Heart4Harlow: Walk with the Cross – a montage for 2020
Communities / Fri 10th Apr 2020 at 01:20pm
Walk with the Cross – a montage for 2020
From Ian Beckett, Chair of the Heart4Harlow Civic Group
I doubt many of us will forget Good Friday 2020 for a long time, and certainly this will be a year to remember. Normally, by now, Harlow’s Christian Community would have united in witness and undertook the annual Walk with the Cross, enacted scenes from Christ’s Passion, worshipped with gusto in the Harvey Centre and settled down to lunch at St Paul’s Church in our town centre. I have put together a montage of images from previous years to accompany this message.

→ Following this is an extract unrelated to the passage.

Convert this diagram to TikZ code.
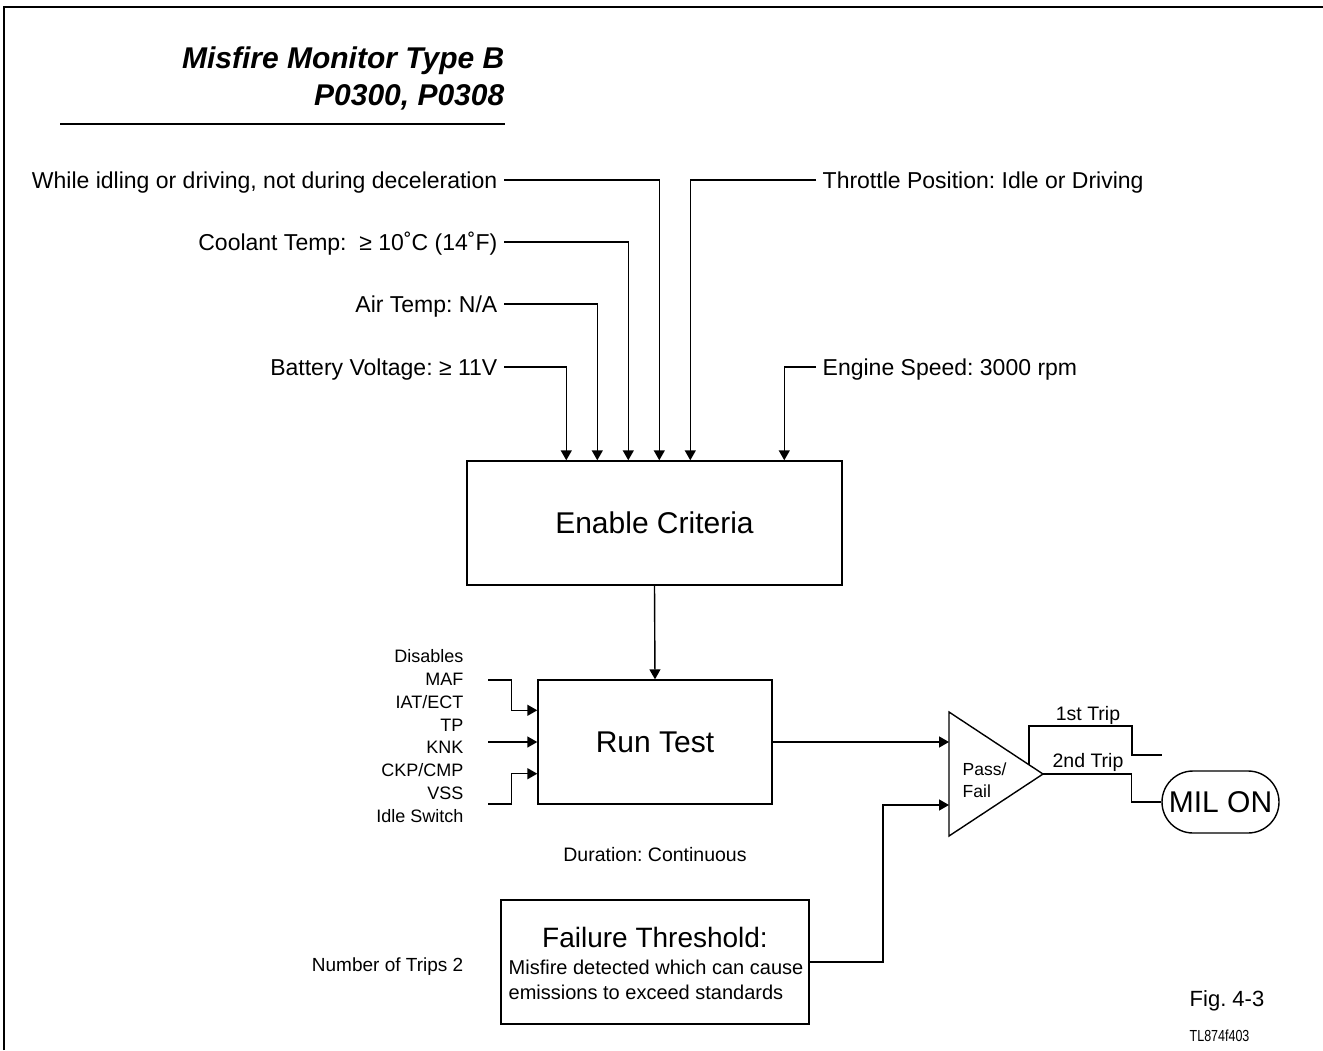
\documentclass[tikz,border=0pt]{standalone}
\usepackage{fontspec}
\setmainfont{Liberation Sans}
\usetikzlibrary{arrows.meta,calc}
\frenchspacing
\begin{document}
\frenchspacing
\begin{tikzpicture}[x=1pt,y=-1pt, line width=1.4pt,
  box/.style={draw, line width=1.4pt, inner sep=0pt, align=center},
  toplbl/.style={font=\fontsize{23}{27}\selectfont, inner sep=0pt, text height=16pt, text depth=0pt},
  smalllbl/.style={font=\fontsize{18}{22}\selectfont, inner sep=0pt},
  arr/.style={-{Triangle[length=10pt,width=11pt]}},
]
\useasboundingbox (0,0) rectangle (1323,1050);
\fill[white] (0,0) rectangle (1323,1050);
% frame
\draw[line width=2.6pt] (4,1050) -- (4,7) -- (1323,7);
% title
\node[anchor=base east, inner sep=0pt, font=\fontsize{30}{36}\selectfont\bfseries\itshape] (t1) at (505,68) {Misfire Monitor Type B};
\node[anchor=base east, inner sep=0pt, font=\fontsize{30}{36}\selectfont\bfseries\itshape] (t2) at (505,105) {P0300, P0308};
\draw[line width=2.6pt] (60,124) -- (505,124);

% main boxes
\node[box, minimum width=375pt, minimum height=124pt, font=\fontsize{30}{36}\selectfont] (enable) at (654.5,523) {Enable Criteria};
\node[box, minimum width=234pt, minimum height=124pt, font=\fontsize{30}{36}\selectfont] (run) at (655,742) {Run Test};
\node[box, minimum width=308pt, minimum height=124pt] (thr) at (655,962) {};
\node[anchor=base, inner sep=0pt, font=\fontsize{28}{34}\selectfont] (thrT) at (655,947) {Failure Threshold:};
\node[anchor=base west, inner sep=0pt, font=\fontsize{20}{24}\selectfont] (thr1) at (508,974) {Misfire detected which can cause};
\node[anchor=base west, inner sep=0pt, font=\fontsize{20}{24}\selectfont] (thr2) at (508,999) {emissions to exceed standards};

% enable criteria inputs
\node[toplbl, anchor=east] (c1) at (498,180) {While idling or driving, not during deceleration};
\node[toplbl, anchor=east] (c2) at (498,242) {Coolant Temp:\ \ ≥ 10˚C (14˚F)};
\node[toplbl, anchor=east] (c3) at (498,304) {Air Temp: N/A};
\node[toplbl, anchor=east] (c4) at (498,367) {Battery Voltage: ≥ 11V};
\node[toplbl, anchor=west] (c5) at (822,180) {Throttle Position: Idle or Driving};
\node[toplbl, anchor=west] (c6) at (822,367) {Engine Speed: 3000 rpm};

\draw[arr] ([xshift=6pt]c1.east) -| ($(enable.north west)+(193,0)$);
\draw[arr] ([xshift=6pt]c2.east) -| ($(enable.north west)+(162,0)$);
\draw[arr] ([xshift=6pt]c3.east) -| ($(enable.north west)+(131,0)$);
\draw[arr] ([xshift=6pt]c4.east) -| ($(enable.north west)+(100,0)$);
\draw[arr] ([xshift=-6pt]c5.west) -| ($(enable.north west)+(224,0)$);
\draw[arr] ([xshift=-6pt]c6.west) -| ($(enable.north west)+(318,0)$);

\draw[arr] (enable.south) -- (run.north);

% disables
\foreach \t [count=\i] in {Disables,MAF,IAT/ECT,TP,KNK,CKP/CMP,VSS,Idle Switch}
  \node[smalllbl, anchor=base east] (dis\i) at (464,{662.7+(\i-1)*22.8}) {\t};
\coordinate (d1) at (488,680);
\coordinate (d2) at (488,742);
\coordinate (d3) at (488,804);
\draw[arr] (d1) -| ($(run.north west)+(-26,31)$) -- ($(run.north west)+(0,31)$);
\draw[arr] (d2) -- (run.west);
\draw[arr] (d3) -| ($(run.south west)+(-26,-31)$) -- ($(run.south west)+(0,-31)$);

\node[anchor=base, inner sep=0pt, font=\fontsize{19.5}{24}\selectfont] (dur) at (655,861) {Duration: Continuous};
\node[smalllbl, anchor=base east, font=\fontsize{19}{23}\selectfont] (trips) at (464,971) {Number of Trips 2};

% pass/fail comparator
\coordinate (pfTop) at (949,712);
\coordinate (pfBot) at (949,836);
\coordinate (pfApex) at (1043,774);
\draw[line width=1.4pt, line join=miter] (pfTop) -- (pfApex) -- (pfBot) -- cycle;
\node[anchor=base west, inner sep=0pt, align=left, font=\fontsize{17.5}{22}\selectfont] (pf) at (962,797) {Pass/\\Fail};

\draw[arr] (run.east) -- (run.east -| pfTop);
\draw[arr] (thr.east) -| ($(pfTop)+(-66,93)$) -- ($(pfTop)+(0,93)$);

% outputs
\node[draw, line width=1.4pt, rounded corners=31pt, minimum width=117pt, minimum height=62pt, inner sep=0pt, font=\fontsize{30}{36}\selectfont] (mil) at (1220.5,802) {MIL ON};
\coordinate (trip1end) at (1162,755);
\draw ($(pfTop)!0.85!(pfApex)$) |- (1132,726) |- (trip1end);
\draw (pfApex) -| ($(mil.west)+(-30,0)$) -- (mil.west);
\node[anchor=base, inner sep=0pt, font=\fontsize{19.5}{24}\selectfont] (trip1) at (1088,720) {1st Trip};
\node[anchor=base, inner sep=0pt, font=\fontsize{19.5}{24}\selectfont] (trip2) at (1088,767) {2nd Trip};

% figure labels
\node[anchor=base west, inner sep=0pt, font=\fontsize{22}{26}\selectfont] (fig) at (1189,1006) {Fig. 4-3};
\node[anchor=base west, inner sep=0pt, font=\fontsize{16}{19}\selectfont] (tl) at (1189,1041) {\scalebox{0.78}[1]{TL874f403}};
\end{tikzpicture}
\end{document}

We knew this was going to be a challenging Easter months ago. Thoughts about how we would “do church differently” were abundant and many of these have been realised, through online services and robust communications with our church communities. We considered a virtual Walk with the Cross but the idea came too late and lockdown prevented that idea coming to fruition.
I have a vision that next year we might consider a very different Walk with the Cross. A number of Walks with the Cross actually: imagine four different walks with crosses, from the four corners of the town, taking in our different churches and places of worship, converging on our town centre, bringing our town together. Now is the time to dare to dream and with faith I honestly believe many of our dreams today can be made real when we come out of this time of crisis.

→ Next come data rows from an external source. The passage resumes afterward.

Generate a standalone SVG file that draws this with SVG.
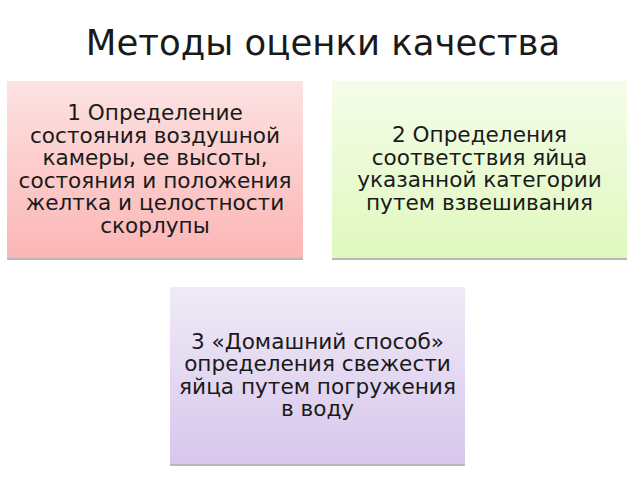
<svg xmlns="http://www.w3.org/2000/svg" width="640" height="480" viewBox="0 0 640 480">
<defs>
<linearGradient id="g1" x1="0" y1="0" x2="0" y2="1"><stop offset="0" stop-color="#fde2e2"/><stop offset="1" stop-color="#fbb6b5"/></linearGradient>
<linearGradient id="g2" x1="0" y1="0" x2="0" y2="1"><stop offset="0" stop-color="#f5fde9"/><stop offset="1" stop-color="#e0f8be"/></linearGradient>
<linearGradient id="g3" x1="0" y1="0" x2="0" y2="1"><stop offset="0" stop-color="#f0eaf7"/><stop offset="1" stop-color="#d7c7ec"/></linearGradient>
</defs>
<style>
text{font-family:"DejaVu Sans","Noto Sans",sans-serif;fill:#1a1a1a;text-anchor:middle}
.t{font-size:35.5px}
.b{font-size:21.6px}
.sh{fill:#b8b8b8}
</style>
<rect width="640" height="480" fill="#ffffff"/>
<text class="t" x="323" y="55">Методы оценки качества</text>
<g id="node1">
<rect class="sh" x="7" y="257" width="296" height="3"/>
<rect x="7" y="81" width="296" height="177" fill="url(#g1)"/>
<text class="b" x="155" y="120">1 Определение</text>
<text class="b" x="155" y="142.5">состояния воздушной</text>
<text class="b" x="155" y="165">камеры, ее высоты,</text>
<text class="b" x="155" y="187.5">состояния и положения</text>
<text class="b" x="155" y="210">желтка и целостности</text>
<text class="b" x="155" y="232.5">скорлупы</text>
</g>
<g id="node2">
<rect class="sh" x="332" y="257" width="295" height="3"/>
<rect x="332" y="81" width="295" height="177" fill="url(#g2)"/>
<text class="b" x="479.5" y="142">2 Определения</text>
<text class="b" x="479.5" y="164.5">соответствия яйца</text>
<text class="b" x="479.5" y="187">указанной категории</text>
<text class="b" x="479.5" y="209.5">путем взвешивания</text>
</g>
<g id="node3">
<rect class="sh" x="170" y="463" width="295" height="3"/>
<rect x="170" y="287" width="295" height="177" fill="url(#g3)"/>
<text class="b" x="317.5" y="348.5">3 «Домашний способ»</text>
<text class="b" x="317.5" y="371">определения свежести</text>
<text class="b" x="317.5" y="393.5">яйца путем погружения</text>
<text class="b" x="317.5" y="416">в воду</text>
</g>
<g id="connectors"/>
</svg>
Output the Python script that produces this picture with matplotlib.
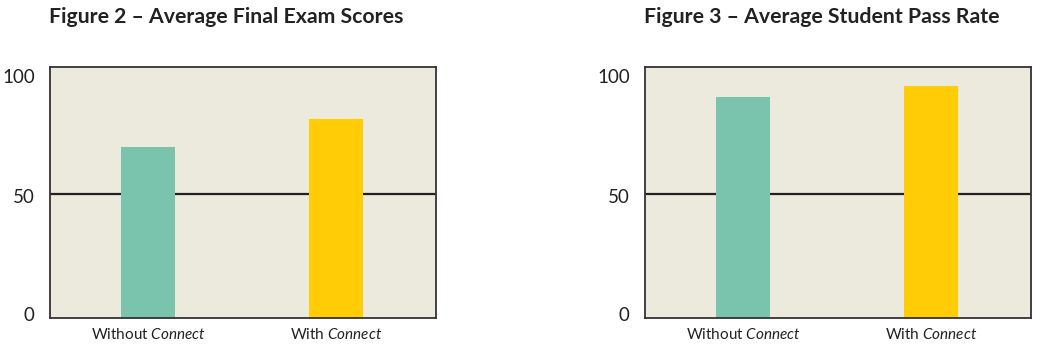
import matplotlib
matplotlib.use("Agg")
import matplotlib.pyplot as plt
import matplotlib.transforms as mtransforms

# Data
categories = ["Without $\\mathit{Connect}$", "With $\\mathit{Connect}$"]
exam_scores = [68.8, 80.0]
pass_rates = [88.9, 93.3]
titles = ["Figure 2 \u2013 Average Final Exam Scores", "Figure 3 \u2013 Average Student Pass Rate"]
yticks = [0, 50, 100]

plt.rcParams['font.family'] = ['Lato', 'DejaVu Sans']
plt.rcParams['mathtext.fontset'] = 'custom'
plt.rcParams['mathtext.rm'] = 'Lato'
plt.rcParams['mathtext.it'] = 'Lato:italic'

bg = '#ECE9DD'
colors = ['#7AC4AE', '#FFCC05']

fig = plt.figure(figsize=(10.4, 3.51), dpi=100)
axes_specs = [(50, 386), (645, 386)]
title_x = [226, 822]
label_shift_px = {0: 4, 50: -2, 100: -7}
for i, (vals, title) in enumerate(zip([exam_scores, pass_rates], titles)):
    left, width = axes_specs[i]
    ax = fig.add_axes([left / 1040, (351 - 318.3) / 351, width / 1040, (318.3 - 67) / 351])
    ax.set_facecolor(bg)
    ax.set_xlim(-0.525, 1.535)
    ax.set_ylim(0, 101)
    ax.axhline(50, color='#222222', lw=1.6, zorder=1)
    ax.bar(range(len(categories)), vals, width=0.289, color=colors, zorder=2)
    ax.set_xticks(range(len(categories)))
    ax.set_xticklabels(categories, fontsize=11, color='#222222')
    ax.set_yticks(yticks)
    ax.set_yticklabels([str(t) for t in yticks], fontsize=13.5, color='#222222')
    ax.tick_params(axis='y', length=0, pad=11)
    ax.tick_params(axis='x', length=0, pad=6)
    for t, lab in zip(yticks, ax.get_yticklabels()):
        lab.set_transform(lab.get_transform() + mtransforms.ScaledTranslation(0, label_shift_px[t] / 100, fig.dpi_scale_trans))
    for s in ax.spines.values():
        s.set_color('#333333')
        s.set_linewidth(1.3)
    fig.text(title_x[i] / 1040, 1 - 17 / 351, title, ha='center', va='center',
             fontsize=15.3, fontweight='bold', color='#222222')

fig.savefig('out.png', dpi=100)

Heart4Harlow was already changing before we faced this latest challenge. We were already aware that we needed to be doing things differently. We knew that existing relationships needed to be strengthen and new relationships developed in our churches and faith groups, with our elected representatives and political parties, with our businesses and commerce, with the arts, education and sport and with our health service and the workers on whom we so desperately depend at this time.

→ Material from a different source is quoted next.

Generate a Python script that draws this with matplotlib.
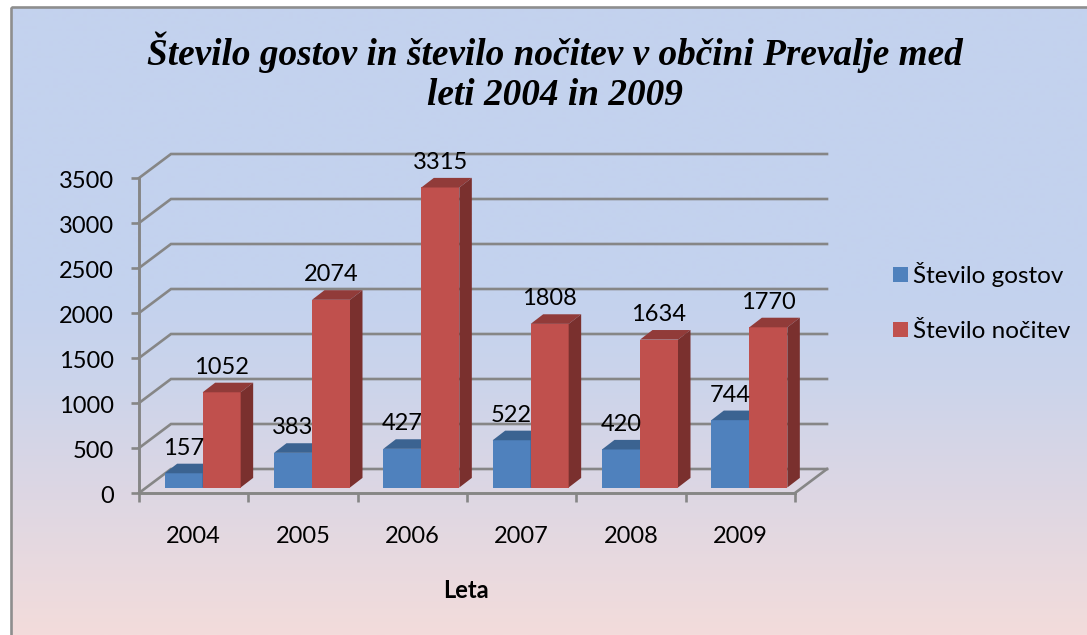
import matplotlib
matplotlib.use("Agg")
import matplotlib.pyplot as plt
import numpy as np
from matplotlib.patches import Patch, Rectangle
from matplotlib.collections import PolyCollection
from matplotlib.transforms import Affine2D

W, H = 1087, 635
years = ["2004", "2005", "2006", "2007", "2008", "2009"]
gostov = [157, 383, 427, 522, 420, 744]
nocitev = [1052, 2074, 3315, 1808, 1634, 1770]
yticks = [0, 500, 1000, 1500, 2000, 2500, 3000, 3500]
title = "Število gostov in število nočitev v občini Prevalje med\nleti 2004 in 2009"
names = ["Število gostov", "Število nočitev"]
xlabel = "Leta"

SANS = "Lato"
SERIF = "Liberation Serif"
GRID = "#868686"
LW = 1.9
NUM = 17

def rect(l, t, r, b):
    return [l / W, 1 - b / H, (r - l) / W, (b - t) / H]

fig = plt.figure(figsize=(W / 100, H / 100), dpi=100, facecolor="white")

# background panel with vertical gradient
bg = fig.add_axes([0, 0, 1, 1], zorder=0)
bg.set_xlim(0, W); bg.set_ylim(H, 0); bg.axis("off")
stops_y = np.array([8, 300, 380, 500, 635]) / 1.0
stops_c = np.array([[195, 210, 238], [196, 210, 238], [203, 212, 235], [222, 215, 227], [243, 220, 219]]) / 255
ys = np.arange(8, 636)
grad = np.stack([np.interp(ys, stops_y, stops_c[:, k]) for k in range(3)], axis=1)[:, None, :]
bg.imshow(grad, extent=(12, W, H, 8), aspect="auto", interpolation="bilinear", zorder=1)
bg.set_xlim(0, W); bg.set_ylim(H, 0)
bg.add_patch(Rectangle((11, 7), W + 20, H + 20, fill=False, ec="#8e8e8e", lw=1.9, zorder=2))

# axes frame
ax = fig.add_axes(rect(139, 178, 795, 493), zorder=1)
ax.patch.set_alpha(0)
ax.set_xlim(0, 6); ax.set_ylim(0, 3500)
sx = 656 / 6; sy = 315 / 3500
wall_dx = 32 / sx; wall_dy = 24 / sy
for v in yticks:
    ax.plot([0, wall_dx, 6 + wall_dx], [v, v + wall_dy, v + wall_dy], color=GRID, lw=LW, clip_on=False, zorder=1,
            solid_joinstyle="miter")
ax.plot([6, 6 + wall_dx], [0, wall_dy], color=GRID, lw=LW, clip_on=False, zorder=1)
for s in ["top", "right"]:
    ax.spines[s].set_visible(False)
for s in ["left", "bottom"]:
    ax.spines[s].set_color(GRID); ax.spines[s].set_linewidth(LW + .2); ax.spines[s].set_zorder(2)
ax.set_yticks(yticks)
ax.set_xticks(np.arange(0, 7))
ax.set_xticklabels([])
ax.set_xticks(np.arange(len(years)) + .5, minor=True)
ax.set_xticklabels(years, minor=True)
ax.tick_params(axis="x", which="major", length=6.5, width=LW, color=GRID)
ax.tick_params(axis="x", which="minor", length=0, pad=24, labelsize=NUM, labelfontfamily=SANS, labelcolor="black")
ax.tick_params(axis="y", which="major", length=6, width=LW, color=GRID, pad=12, labelsize=NUM, labelfontfamily=SANS)
for lab in ax.get_yticklabels():
    lab.set_transform(lab.get_transform() + Affine2D().translate(0, -1.2))
fig.text(466 / W, 1 - 590 / H, xlabel, ha="center", va="center", fontsize=17, fontweight="bold", family=SANS)

# bars, on an overlay placed at the mid depth of the floor
bx = fig.add_axes(rect(148, 487.5 - 3500 * .0905, 148 + 656, 487.5), zorder=2)
bx.patch.set_alpha(0); bx.axis("off")
bx.set_xlim(0, 6); bx.set_ylim(0, 3500)
bw = 38 / sx
ddx = 12.5 / sx; ddy = 9.6 / .0905
series = [(gostov, -1, "#4F81BD", "#3B6391", "#2F5078"), (nocitev, 0, "#C0504D", "#913B39", "#7A302E")]
x0 = np.arange(len(years)) + .5
for vals, off, cf, ct, cs in series:
    lefts = x0 + off * bw
    bx.bar(lefts, vals, width=bw, align="edge", color=cf, zorder=3 + off)
    tops = [[(l, v), (l + ddx, v + ddy), (l + bw + ddx, v + ddy), (l + bw, v)] for l, v in zip(lefts, vals)]
    sides = [[(l + bw, 0), (l + bw + ddx, ddy), (l + bw + ddx, v + ddy), (l + bw, v)] for l, v in zip(lefts, vals)]
    bx.add_collection(PolyCollection(tops, facecolors=ct, edgecolors="none", zorder=3 + off, clip_on=False))
    bx.add_collection(PolyCollection(sides, facecolors=cs, edgecolors="none", zorder=3 + off, clip_on=False))
    for l, v in zip(lefts, vals):
        bx.annotate(str(v), (l + bw / 2, v), xytext=(0, 25), textcoords="offset pixels", ha="center", va="center",
                    fontsize=NUM, family=SANS, color="black", zorder=10, annotation_clip=False)

# title
fig.text(555 / W, 1 - 72 / H, title, ha="center", va="center", fontsize=26.85, family=SERIF, fontweight="bold",
         fontstyle="italic", color="black", linespacing=1.2, zorder=5)

# legend
hs = [Patch(color="#4F81BD", lw=0), Patch(color="#C0504D", lw=0)]
fs = 17.5
leg = fig.legend(hs, names, loc="upper left", bbox_to_anchor=(893 / W, 1 - 262 / H), frameon=False,
                 prop={"family": SANS, "size": fs}, handlelength=10.8 / fs, handleheight=10.8 / fs,
                 handletextpad=.22, labelspacing=1.4, borderpad=0, borderaxespad=0)
fig.savefig("out.png", dpi=100)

The challenge to change is for all of us, not just Heart4Harlow. Easter is a time of change and a time to change. As the darkness of Good Friday gives way to light and renewed hope on Easter Sunday it is worth reflecting upon the sacrifices we are being asked to make, the greater sacrifices that many vital frontline workers are making, and the greatest sacrifice that I believe was made for all of us by Christ Jesus over two thousand years ago.
Have blessed and joyful Easter. Stay home, stay safe, stay well.